EXERCISE DESCRIPTION:
Extract, in full, the lines below, beginning at the first and ending with the line that contains "plt.rcParams['font.family'] = ['Noto". Pictures do not belong in the copy.
====================
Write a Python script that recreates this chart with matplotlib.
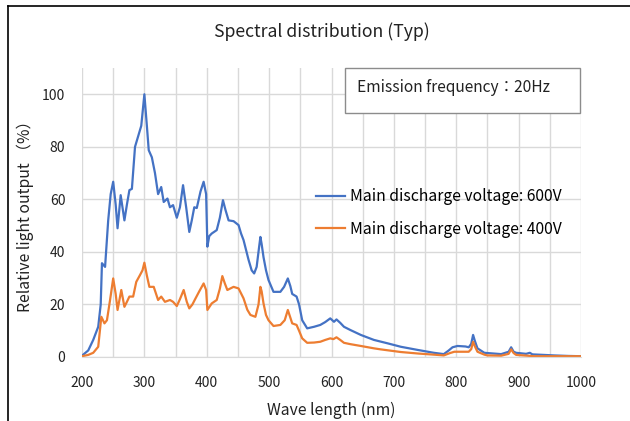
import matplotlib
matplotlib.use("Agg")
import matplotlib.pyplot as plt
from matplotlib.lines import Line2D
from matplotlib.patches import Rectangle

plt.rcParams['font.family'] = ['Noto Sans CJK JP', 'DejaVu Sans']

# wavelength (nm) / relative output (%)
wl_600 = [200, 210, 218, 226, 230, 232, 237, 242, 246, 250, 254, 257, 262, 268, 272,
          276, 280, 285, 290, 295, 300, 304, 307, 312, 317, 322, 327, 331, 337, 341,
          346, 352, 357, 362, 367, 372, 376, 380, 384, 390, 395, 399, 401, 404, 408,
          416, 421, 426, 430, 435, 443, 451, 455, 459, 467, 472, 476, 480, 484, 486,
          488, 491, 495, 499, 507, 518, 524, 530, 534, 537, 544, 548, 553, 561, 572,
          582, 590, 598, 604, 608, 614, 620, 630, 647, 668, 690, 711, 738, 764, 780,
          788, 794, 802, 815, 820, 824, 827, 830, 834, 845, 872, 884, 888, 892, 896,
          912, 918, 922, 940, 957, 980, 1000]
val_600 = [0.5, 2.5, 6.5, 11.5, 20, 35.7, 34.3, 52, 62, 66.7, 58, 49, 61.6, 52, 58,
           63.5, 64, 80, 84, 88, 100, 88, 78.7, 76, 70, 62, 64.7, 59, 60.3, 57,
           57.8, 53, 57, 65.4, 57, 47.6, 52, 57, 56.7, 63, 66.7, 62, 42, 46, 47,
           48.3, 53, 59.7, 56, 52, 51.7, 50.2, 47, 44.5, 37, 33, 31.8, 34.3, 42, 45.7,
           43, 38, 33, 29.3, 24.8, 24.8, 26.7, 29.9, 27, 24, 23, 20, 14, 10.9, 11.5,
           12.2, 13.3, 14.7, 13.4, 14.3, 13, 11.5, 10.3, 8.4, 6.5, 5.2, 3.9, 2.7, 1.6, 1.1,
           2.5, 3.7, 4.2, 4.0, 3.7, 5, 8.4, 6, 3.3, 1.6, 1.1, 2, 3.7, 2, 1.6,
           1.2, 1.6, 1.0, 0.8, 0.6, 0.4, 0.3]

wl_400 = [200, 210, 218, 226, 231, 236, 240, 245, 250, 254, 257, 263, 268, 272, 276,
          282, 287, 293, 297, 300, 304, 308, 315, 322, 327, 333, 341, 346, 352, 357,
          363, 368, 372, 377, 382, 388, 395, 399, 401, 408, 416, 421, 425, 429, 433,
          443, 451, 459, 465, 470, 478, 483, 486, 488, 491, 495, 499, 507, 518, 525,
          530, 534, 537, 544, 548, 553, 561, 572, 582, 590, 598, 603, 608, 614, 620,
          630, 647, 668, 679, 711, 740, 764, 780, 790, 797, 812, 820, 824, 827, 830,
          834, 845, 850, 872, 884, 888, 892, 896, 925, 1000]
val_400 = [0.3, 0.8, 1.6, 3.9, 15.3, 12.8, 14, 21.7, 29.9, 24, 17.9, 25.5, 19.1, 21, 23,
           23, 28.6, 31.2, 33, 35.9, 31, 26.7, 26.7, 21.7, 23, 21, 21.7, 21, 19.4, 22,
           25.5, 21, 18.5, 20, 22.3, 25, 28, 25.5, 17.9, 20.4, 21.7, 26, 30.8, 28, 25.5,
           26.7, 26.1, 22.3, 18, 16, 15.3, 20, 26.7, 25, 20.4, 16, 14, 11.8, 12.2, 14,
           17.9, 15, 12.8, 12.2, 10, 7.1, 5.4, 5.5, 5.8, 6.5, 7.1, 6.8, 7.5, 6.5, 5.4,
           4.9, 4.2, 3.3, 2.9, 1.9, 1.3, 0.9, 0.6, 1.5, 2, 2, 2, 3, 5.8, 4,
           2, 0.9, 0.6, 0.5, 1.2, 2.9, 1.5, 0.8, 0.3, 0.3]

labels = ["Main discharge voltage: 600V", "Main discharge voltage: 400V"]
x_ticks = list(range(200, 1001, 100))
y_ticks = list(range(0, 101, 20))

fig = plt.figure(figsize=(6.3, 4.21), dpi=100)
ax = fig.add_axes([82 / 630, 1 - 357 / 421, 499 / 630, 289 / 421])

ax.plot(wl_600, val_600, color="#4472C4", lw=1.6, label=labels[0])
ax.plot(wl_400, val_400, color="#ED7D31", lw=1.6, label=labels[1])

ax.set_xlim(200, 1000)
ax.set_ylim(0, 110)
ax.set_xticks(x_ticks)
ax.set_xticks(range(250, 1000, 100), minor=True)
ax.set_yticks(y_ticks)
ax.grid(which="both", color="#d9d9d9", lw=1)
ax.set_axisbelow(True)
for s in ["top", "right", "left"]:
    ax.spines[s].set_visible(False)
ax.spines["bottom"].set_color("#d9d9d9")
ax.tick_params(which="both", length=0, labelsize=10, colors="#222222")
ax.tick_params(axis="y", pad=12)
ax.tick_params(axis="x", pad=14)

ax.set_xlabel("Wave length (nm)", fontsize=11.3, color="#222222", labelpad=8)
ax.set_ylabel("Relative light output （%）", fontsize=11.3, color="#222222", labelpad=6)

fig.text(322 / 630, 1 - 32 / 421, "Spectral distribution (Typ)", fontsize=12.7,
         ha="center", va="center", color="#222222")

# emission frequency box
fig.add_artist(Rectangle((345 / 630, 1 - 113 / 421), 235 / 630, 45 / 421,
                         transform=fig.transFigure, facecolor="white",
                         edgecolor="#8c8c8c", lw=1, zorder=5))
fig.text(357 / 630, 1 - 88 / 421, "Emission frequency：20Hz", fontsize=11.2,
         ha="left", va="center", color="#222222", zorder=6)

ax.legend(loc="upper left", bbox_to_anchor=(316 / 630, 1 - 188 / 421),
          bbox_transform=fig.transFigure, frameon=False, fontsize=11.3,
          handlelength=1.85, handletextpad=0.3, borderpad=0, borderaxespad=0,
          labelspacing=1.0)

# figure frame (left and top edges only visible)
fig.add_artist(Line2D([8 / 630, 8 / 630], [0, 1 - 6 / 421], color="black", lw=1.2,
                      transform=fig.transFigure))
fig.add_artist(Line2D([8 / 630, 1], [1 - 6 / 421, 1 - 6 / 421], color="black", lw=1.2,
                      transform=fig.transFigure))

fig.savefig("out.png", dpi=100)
====================
SOLUTION FOR THIS PROBLEM:
Write a Python script that recreates this chart with matplotlib.
import matplotlib
matplotlib.use("Agg")
import matplotlib.pyplot as plt
from matplotlib.lines import Line2D
from matplotlib.patches import Rectangle

plt.rcParams['font.family'] = ['Noto Sans CJK JP', 'DejaVu Sans']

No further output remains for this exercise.